Exercise description:
The entries below contain a line with "What matplotlib code" and a line with "gold = '#ffc20e'". Quote exactly those two lines and all lines between them.

Extracted records:
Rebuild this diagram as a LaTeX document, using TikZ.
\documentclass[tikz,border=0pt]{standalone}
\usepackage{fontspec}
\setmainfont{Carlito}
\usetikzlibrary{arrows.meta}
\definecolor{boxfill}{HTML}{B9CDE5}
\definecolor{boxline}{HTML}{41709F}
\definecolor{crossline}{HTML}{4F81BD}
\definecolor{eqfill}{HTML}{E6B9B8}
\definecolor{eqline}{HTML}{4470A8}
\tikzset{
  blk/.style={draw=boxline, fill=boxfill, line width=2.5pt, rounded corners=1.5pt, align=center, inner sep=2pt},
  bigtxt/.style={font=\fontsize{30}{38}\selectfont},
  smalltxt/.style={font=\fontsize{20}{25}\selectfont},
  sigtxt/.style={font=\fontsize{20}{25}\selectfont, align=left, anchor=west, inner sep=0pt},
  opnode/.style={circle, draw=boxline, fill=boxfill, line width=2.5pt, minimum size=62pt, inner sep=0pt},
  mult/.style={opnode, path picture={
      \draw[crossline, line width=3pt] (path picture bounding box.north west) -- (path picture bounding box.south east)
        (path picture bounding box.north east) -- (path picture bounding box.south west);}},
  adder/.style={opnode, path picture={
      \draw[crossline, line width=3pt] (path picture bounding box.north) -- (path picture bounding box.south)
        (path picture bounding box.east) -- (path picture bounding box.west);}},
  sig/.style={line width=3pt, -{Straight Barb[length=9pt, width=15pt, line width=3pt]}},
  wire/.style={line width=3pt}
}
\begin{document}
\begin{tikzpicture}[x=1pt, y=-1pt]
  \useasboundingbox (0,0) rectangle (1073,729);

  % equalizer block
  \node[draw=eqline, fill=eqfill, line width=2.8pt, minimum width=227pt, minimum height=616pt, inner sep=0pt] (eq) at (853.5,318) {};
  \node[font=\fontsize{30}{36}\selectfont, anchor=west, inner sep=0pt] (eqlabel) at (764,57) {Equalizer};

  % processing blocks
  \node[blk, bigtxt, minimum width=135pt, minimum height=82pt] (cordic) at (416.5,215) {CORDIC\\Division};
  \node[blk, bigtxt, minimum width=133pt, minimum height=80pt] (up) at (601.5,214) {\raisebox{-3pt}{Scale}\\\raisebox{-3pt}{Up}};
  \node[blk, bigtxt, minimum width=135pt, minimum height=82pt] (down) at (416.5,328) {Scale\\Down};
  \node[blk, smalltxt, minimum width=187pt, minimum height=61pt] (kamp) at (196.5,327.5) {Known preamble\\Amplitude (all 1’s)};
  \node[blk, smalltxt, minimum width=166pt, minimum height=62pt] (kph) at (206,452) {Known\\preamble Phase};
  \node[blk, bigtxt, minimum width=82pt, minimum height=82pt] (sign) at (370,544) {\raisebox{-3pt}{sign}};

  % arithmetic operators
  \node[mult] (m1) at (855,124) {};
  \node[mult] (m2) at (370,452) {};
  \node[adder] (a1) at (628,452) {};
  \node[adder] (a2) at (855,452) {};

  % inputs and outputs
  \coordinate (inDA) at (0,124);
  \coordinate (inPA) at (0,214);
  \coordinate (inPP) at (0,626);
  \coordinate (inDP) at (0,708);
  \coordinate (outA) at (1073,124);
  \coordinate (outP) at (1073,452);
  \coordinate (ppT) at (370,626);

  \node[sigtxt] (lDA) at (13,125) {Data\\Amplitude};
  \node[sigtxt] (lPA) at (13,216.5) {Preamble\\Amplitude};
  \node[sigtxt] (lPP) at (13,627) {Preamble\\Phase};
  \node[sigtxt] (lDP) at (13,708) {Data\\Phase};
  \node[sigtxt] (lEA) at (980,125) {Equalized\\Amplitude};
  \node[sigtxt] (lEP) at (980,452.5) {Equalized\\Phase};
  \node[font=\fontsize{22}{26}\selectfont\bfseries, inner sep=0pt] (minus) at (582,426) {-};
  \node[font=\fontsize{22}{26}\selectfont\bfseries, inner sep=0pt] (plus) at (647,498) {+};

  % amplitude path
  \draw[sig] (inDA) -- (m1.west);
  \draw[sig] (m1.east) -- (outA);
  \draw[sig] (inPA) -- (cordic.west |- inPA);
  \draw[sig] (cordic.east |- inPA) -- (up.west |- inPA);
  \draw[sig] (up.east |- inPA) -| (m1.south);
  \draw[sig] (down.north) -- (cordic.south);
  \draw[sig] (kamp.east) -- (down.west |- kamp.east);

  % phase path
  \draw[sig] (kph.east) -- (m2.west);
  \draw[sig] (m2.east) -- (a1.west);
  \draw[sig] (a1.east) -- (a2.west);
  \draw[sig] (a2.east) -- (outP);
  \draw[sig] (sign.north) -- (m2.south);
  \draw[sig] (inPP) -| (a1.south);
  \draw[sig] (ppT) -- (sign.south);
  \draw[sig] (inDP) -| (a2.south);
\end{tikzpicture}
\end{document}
...
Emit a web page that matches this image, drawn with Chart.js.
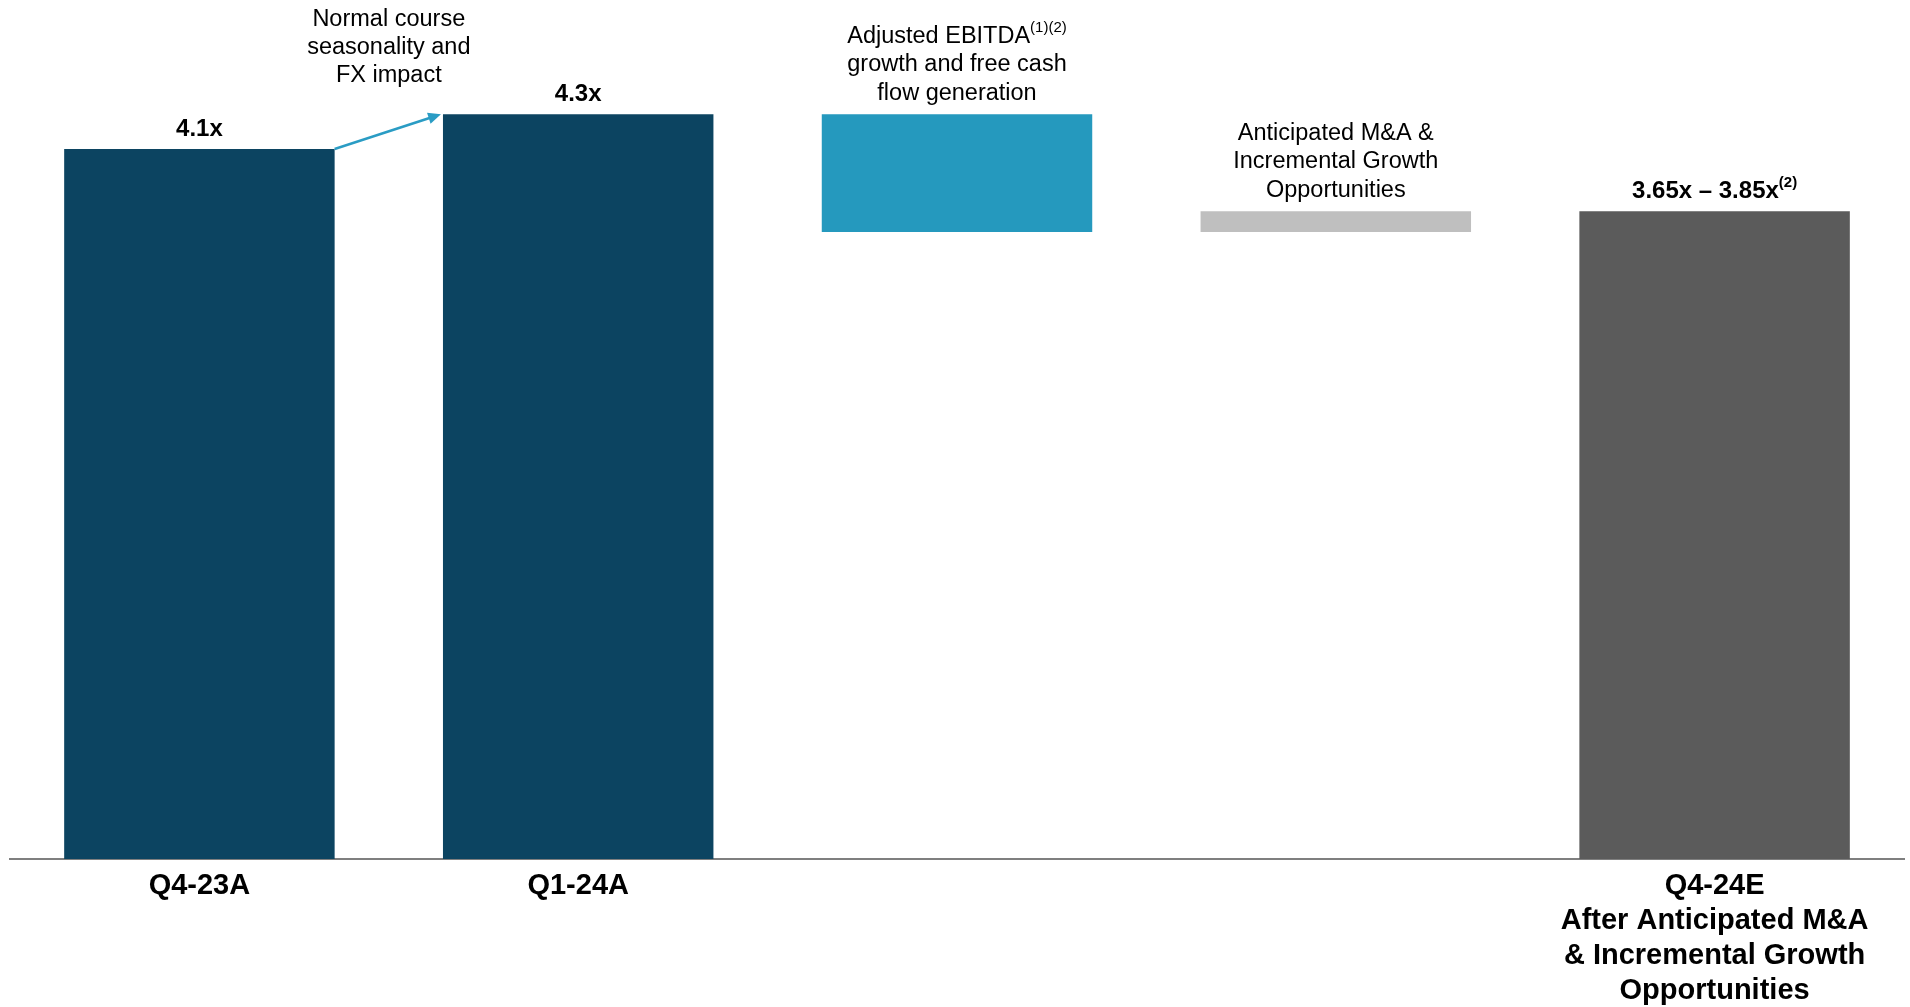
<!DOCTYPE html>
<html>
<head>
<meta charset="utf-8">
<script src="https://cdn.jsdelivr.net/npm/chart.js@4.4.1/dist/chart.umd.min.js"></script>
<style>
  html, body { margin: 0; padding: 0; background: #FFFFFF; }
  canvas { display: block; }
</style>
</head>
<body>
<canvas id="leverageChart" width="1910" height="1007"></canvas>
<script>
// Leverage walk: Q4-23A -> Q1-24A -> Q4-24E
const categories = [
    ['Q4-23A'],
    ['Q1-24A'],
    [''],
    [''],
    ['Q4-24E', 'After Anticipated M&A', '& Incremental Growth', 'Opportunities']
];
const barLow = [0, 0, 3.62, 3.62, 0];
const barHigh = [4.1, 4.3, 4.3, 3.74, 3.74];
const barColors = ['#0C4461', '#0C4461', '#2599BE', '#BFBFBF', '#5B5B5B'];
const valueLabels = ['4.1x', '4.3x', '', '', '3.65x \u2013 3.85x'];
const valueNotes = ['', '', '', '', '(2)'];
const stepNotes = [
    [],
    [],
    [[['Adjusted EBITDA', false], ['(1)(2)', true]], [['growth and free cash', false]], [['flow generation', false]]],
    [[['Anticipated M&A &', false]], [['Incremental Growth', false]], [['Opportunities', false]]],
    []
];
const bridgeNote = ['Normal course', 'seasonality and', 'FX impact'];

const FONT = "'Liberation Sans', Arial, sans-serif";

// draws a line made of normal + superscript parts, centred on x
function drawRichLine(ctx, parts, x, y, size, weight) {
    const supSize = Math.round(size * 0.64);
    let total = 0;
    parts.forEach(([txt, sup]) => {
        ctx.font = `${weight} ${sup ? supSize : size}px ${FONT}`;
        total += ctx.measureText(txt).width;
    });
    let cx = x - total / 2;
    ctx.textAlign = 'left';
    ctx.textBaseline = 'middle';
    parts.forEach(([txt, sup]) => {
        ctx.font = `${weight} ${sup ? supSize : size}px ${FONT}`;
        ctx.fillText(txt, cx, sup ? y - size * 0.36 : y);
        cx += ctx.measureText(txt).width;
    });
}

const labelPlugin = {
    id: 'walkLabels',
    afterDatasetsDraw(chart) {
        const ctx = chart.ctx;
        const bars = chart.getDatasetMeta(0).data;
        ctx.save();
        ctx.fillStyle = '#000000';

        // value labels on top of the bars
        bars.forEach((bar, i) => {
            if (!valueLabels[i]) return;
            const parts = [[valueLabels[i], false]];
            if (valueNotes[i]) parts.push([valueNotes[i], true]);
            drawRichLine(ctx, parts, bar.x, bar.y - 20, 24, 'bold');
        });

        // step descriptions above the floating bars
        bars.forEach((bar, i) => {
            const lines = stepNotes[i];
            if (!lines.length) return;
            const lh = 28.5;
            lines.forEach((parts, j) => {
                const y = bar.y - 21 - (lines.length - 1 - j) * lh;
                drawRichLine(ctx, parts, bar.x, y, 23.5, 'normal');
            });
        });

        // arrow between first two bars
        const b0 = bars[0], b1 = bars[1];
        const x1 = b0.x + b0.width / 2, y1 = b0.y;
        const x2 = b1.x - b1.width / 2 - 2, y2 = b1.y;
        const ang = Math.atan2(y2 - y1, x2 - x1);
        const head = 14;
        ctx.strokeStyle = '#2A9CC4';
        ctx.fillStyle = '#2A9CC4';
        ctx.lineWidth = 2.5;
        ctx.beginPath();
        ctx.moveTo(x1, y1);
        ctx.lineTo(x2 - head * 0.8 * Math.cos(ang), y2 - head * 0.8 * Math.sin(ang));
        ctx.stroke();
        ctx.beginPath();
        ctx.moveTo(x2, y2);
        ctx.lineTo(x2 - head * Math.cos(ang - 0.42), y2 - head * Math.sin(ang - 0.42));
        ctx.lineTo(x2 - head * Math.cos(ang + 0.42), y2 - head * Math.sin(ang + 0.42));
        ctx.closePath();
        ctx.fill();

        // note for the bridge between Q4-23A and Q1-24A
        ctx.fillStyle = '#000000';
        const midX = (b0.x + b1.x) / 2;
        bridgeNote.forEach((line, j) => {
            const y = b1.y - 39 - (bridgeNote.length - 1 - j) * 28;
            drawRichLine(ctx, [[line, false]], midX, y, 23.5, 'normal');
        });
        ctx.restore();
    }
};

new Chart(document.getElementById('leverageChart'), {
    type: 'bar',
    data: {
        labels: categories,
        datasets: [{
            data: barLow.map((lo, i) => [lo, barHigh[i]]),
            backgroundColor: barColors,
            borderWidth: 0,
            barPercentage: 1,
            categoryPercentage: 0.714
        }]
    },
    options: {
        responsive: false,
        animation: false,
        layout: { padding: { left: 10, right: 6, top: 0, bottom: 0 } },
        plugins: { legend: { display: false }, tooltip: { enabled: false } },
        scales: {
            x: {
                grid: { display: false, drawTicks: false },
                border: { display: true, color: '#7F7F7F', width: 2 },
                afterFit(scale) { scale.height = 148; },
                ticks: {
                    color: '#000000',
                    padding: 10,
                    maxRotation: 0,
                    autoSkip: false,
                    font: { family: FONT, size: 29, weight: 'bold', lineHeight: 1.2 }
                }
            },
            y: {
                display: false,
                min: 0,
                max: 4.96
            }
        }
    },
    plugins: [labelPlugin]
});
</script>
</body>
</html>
* * *
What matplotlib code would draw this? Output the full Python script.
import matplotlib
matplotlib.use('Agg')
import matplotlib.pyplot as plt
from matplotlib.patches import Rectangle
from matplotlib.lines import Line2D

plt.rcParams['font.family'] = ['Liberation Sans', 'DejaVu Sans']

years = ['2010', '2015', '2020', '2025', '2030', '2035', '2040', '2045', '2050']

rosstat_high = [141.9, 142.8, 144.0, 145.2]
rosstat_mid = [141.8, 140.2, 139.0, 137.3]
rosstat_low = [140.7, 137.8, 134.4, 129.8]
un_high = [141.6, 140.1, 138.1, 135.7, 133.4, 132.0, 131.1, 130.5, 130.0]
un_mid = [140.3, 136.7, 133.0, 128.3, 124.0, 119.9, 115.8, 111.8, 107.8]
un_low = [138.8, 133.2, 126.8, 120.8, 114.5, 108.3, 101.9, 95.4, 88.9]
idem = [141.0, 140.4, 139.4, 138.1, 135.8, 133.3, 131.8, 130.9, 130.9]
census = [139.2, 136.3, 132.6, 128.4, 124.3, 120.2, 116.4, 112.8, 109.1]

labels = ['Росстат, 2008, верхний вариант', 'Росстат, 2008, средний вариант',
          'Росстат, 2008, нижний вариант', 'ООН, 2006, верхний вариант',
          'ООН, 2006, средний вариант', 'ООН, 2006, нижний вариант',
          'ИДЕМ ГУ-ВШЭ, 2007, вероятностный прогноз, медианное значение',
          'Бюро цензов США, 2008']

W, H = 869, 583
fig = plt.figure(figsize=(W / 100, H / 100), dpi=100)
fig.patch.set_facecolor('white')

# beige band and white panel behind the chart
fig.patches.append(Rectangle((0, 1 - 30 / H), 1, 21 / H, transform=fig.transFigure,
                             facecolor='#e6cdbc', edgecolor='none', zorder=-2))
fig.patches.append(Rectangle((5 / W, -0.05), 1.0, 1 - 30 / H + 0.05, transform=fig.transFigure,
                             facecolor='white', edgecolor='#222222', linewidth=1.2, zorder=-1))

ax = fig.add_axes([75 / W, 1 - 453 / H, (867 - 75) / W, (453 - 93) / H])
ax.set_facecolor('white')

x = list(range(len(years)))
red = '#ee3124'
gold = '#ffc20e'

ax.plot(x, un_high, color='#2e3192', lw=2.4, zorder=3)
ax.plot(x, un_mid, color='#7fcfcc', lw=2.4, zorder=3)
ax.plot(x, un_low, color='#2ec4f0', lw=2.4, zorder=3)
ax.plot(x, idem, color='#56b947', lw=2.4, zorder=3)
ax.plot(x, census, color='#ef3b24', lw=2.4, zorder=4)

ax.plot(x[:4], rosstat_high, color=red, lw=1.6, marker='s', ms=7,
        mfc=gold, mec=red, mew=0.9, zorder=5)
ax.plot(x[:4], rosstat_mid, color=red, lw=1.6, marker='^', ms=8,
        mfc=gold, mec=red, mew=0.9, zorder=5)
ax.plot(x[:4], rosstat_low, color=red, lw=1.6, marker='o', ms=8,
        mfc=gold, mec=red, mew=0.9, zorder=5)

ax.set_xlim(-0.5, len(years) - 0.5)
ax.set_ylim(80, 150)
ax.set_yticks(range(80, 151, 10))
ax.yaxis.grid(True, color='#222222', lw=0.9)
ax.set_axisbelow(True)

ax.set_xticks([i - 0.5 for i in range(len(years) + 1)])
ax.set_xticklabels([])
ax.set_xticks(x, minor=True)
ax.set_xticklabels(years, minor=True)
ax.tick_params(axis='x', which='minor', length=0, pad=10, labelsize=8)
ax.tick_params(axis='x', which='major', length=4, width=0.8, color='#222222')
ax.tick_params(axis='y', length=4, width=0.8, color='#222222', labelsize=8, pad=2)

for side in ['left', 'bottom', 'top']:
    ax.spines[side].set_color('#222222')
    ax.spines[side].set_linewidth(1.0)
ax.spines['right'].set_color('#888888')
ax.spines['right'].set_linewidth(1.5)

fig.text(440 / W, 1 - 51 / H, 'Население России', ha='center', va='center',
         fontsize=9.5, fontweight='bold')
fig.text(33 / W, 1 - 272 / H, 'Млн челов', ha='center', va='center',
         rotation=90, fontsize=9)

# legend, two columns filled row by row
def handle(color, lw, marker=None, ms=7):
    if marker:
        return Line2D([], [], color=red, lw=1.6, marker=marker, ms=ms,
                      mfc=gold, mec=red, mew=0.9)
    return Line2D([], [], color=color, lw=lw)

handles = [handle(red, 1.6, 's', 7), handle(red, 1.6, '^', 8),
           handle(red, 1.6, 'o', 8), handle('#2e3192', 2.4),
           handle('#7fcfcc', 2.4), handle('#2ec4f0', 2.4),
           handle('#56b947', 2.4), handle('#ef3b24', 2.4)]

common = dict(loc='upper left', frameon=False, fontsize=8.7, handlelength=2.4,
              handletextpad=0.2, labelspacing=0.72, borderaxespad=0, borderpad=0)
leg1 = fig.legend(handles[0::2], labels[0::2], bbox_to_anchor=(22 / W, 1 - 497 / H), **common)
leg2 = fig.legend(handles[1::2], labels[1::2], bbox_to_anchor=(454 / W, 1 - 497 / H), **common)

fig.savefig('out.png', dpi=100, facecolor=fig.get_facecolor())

Correct result:
What matplotlib code would draw this? Output the full Python script.
import matplotlib
matplotlib.use('Agg')
import matplotlib.pyplot as plt
from matplotlib.patches import Rectangle
from matplotlib.lines import Line2D

plt.rcParams['font.family'] = ['Liberation Sans', 'DejaVu Sans']

years = ['2010', '2015', '2020', '2025', '2030', '2035', '2040', '2045', '2050']

rosstat_high = [141.9, 142.8, 144.0, 145.2]
rosstat_mid = [141.8, 140.2, 139.0, 137.3]
rosstat_low = [140.7, 137.8, 134.4, 129.8]
un_high = [141.6, 140.1, 138.1, 135.7, 133.4, 132.0, 131.1, 130.5, 130.0]
un_mid = [140.3, 136.7, 133.0, 128.3, 124.0, 119.9, 115.8, 111.8, 107.8]
un_low = [138.8, 133.2, 126.8, 120.8, 114.5, 108.3, 101.9, 95.4, 88.9]
idem = [141.0, 140.4, 139.4, 138.1, 135.8, 133.3, 131.8, 130.9, 130.9]
census = [139.2, 136.3, 132.6, 128.4, 124.3, 120.2, 116.4, 112.8, 109.1]

labels = ['Росстат, 2008, верхний вариант', 'Росстат, 2008, средний вариант',
          'Росстат, 2008, нижний вариант', 'ООН, 2006, верхний вариант',
          'ООН, 2006, средний вариант', 'ООН, 2006, нижний вариант',
          'ИДЕМ ГУ-ВШЭ, 2007, вероятностный прогноз, медианное значение',
          'Бюро цензов США, 2008']

W, H = 869, 583
fig = plt.figure(figsize=(W / 100, H / 100), dpi=100)
fig.patch.set_facecolor('white')

# beige band and white panel behind the chart
fig.patches.append(Rectangle((0, 1 - 30 / H), 1, 21 / H, transform=fig.transFigure,
                             facecolor='#e6cdbc', edgecolor='none', zorder=-2))
fig.patches.append(Rectangle((5 / W, -0.05), 1.0, 1 - 30 / H + 0.05, transform=fig.transFigure,
                             facecolor='white', edgecolor='#222222', linewidth=1.2, zorder=-1))

ax = fig.add_axes([75 / W, 1 - 453 / H, (867 - 75) / W, (453 - 93) / H])
ax.set_facecolor('white')

x = list(range(len(years)))
red = '#ee3124'
gold = '#ffc20e'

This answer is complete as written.